Daniel Leipnik and Andrew Preston have long cherished the dream of a laid-back, barefoot life in the tropics. And they have found the ideal location at Trinity Beach near Cairns in Far North Queensland. Their ambitious new home will grace a hillside block bordering a World Heritage rainforest and overlooking the Coral Sea. After years planning this grand sea-change, they are ready at last to manage its construction. Their vision is for a classic pavilion-style pole home, nestled in the tree tops. But project managing is tough enough if you're on site... and they're attempting the job from 4,000 kilometres away in Melbourne, plus this is a first time experience for them both. While they believe they've left no stone unturned designing their South Pacific inspired hideaway, they can't escape the challenges of the location. A precarious driveway, tropical downpours and expensive local trades are all threatening to send their budget and schedule spiralling out of control. Between pressing work commitments and the tyranny of distance, these idealists still believe they can pull off the house of their dreams. The question is, can they?
For nine years, Michael and Sandy Rutledge have been making the weekend pilgrimage to their lush 20 acre property in Gladysdale, an hour east of Melbourne. Now they're leaving the city for a permanent tree change and building a new family home on their acreage. But first they have to agree on a design. Sandy has a passion for Old World European, inspired by her travels overseas, whereas Michael's a techno whiz who likes sleek, contemporary homes. Can their architect marry their differing tastes with definite ideas of his own? One thing everyone agrees is that this should be a house with a sense of permanence, a house that will stand the test of time thanks to thick walls encased in dry stone. But seems it can't even manage a first season as continual wet weather causes delays and flooding. Before work is even finished, they have to face the unthinkable - the house isn't waterproof! Despite their best efforts it's an ongoing battle against the elements. Can they curb the leaks and deliver Sandy the stone fortress she's been dreaming of?

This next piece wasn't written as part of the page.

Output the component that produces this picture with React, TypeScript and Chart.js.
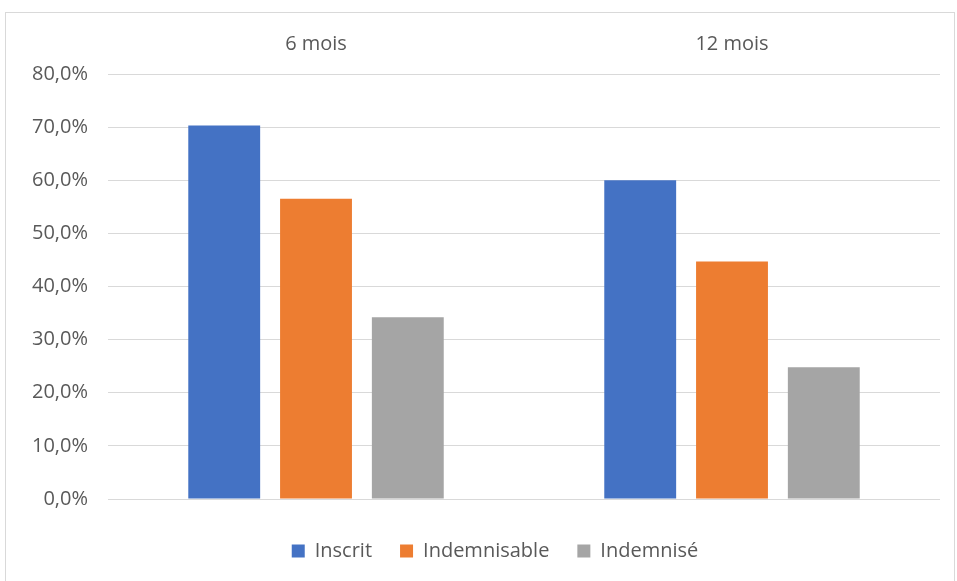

Life in Adelaide, the driest capital city in Australia, has made Mike Dare and wife Lowen Partridge passionate about conserving water. Like many people, they decided to put a couple of water tanks in their new house. But these are tanks with a difference. Massive, custom designed steel anchors that support the house above the ground. With the roof acting like a giant funnel, 100,000 litres of water can be caught and stored in the tanks which are hidden behind internal walls. It's out of the box thinking and what Mike does best. With 40 years of design and engineering work on some of Adelaide's most prominent buildings, he's developed a reputation as a lateral thinker. But Mike is now responsible for creating something that looks great too and preferably in the colour he's most comfortable with - grey. Mike likes total control so he's acting as architect, engineer and project manager. Working with logical systems on a house built largely offsite in factories, what could possibly go wrong? Just all the things he can't control: the weather, the schedule, his walling company going broke and most importantly - his wife's opinion of the colour grey.
Art teacher and sculptor Laurie Smith and his wife Renee Hoareau, a trained artist turned web designer, are both zealous art lovers; so joy of joys when, after years of searching they found the ideal block to create their ?sculpture in space'. It's almost as if this picturesque piece of Victoria, with its red alluvial soil, was designed especially for their new dream home. Their vision is to create a sort of domestic gallery that will inspire both inside and out. A modernist cube shaped construction of steel, stone and glass that celebrates and pays tribute to some identifiable artistic references. This will be a place to live, work, create and display their extensive art collection in equal measure. Inspiration comes from many sources - for example the 25 metre long stone facade with its tricky curved window is reminiscent of a well known state gallery. But handing over artistic license to a construction team is a big ask especially after an oversight at one of the first jobs on site, the concrete pour. It's an early reality check that tests their ability to let go and trust. Will they manage to go with the flow and end up with the art house they so desperately crave?
Adventurous, outdoorsy types, Greg Kay and Trish Knight, live in the ideal spot to enjoy nature - right on the waterfront in Hobart's exclusive Battery Point. The view is dazzling and the aspect fabulous so when the time comes to downsize, they don't want to go far - and end up buying the block next door. The plan is to subdivide, sell the heritage cottage at the front of the block and build a new house at the back, facing the water. But councils have a way of altering even the best laid plans - and after several set backs and a re-think, Greg and Trish find themselves embarking on an epic upsizing adventure. The old cottage must be integrated into a massive new house with two distinct zones - historical cottage at the front, ultra modern glass, timber and exposed concrete extension at the back. But it's not easy. Stubborn blue stone bedrock, steep, narrow, restricted access, and a rogue sewage line indicate trouble ahead. Add to that an architect given free reign, contracts done on a handshake, and Greg's insistence on quality, and you have a schedule blow out with a budget spinning out of control. The big question is - can they afford to live there?
Edd and Amanda lost everything when bushfires swept through Steels Creek. Determined to stay with the land they love, they're building a concrete bunker embedded in the landscape with one side facing the outside world.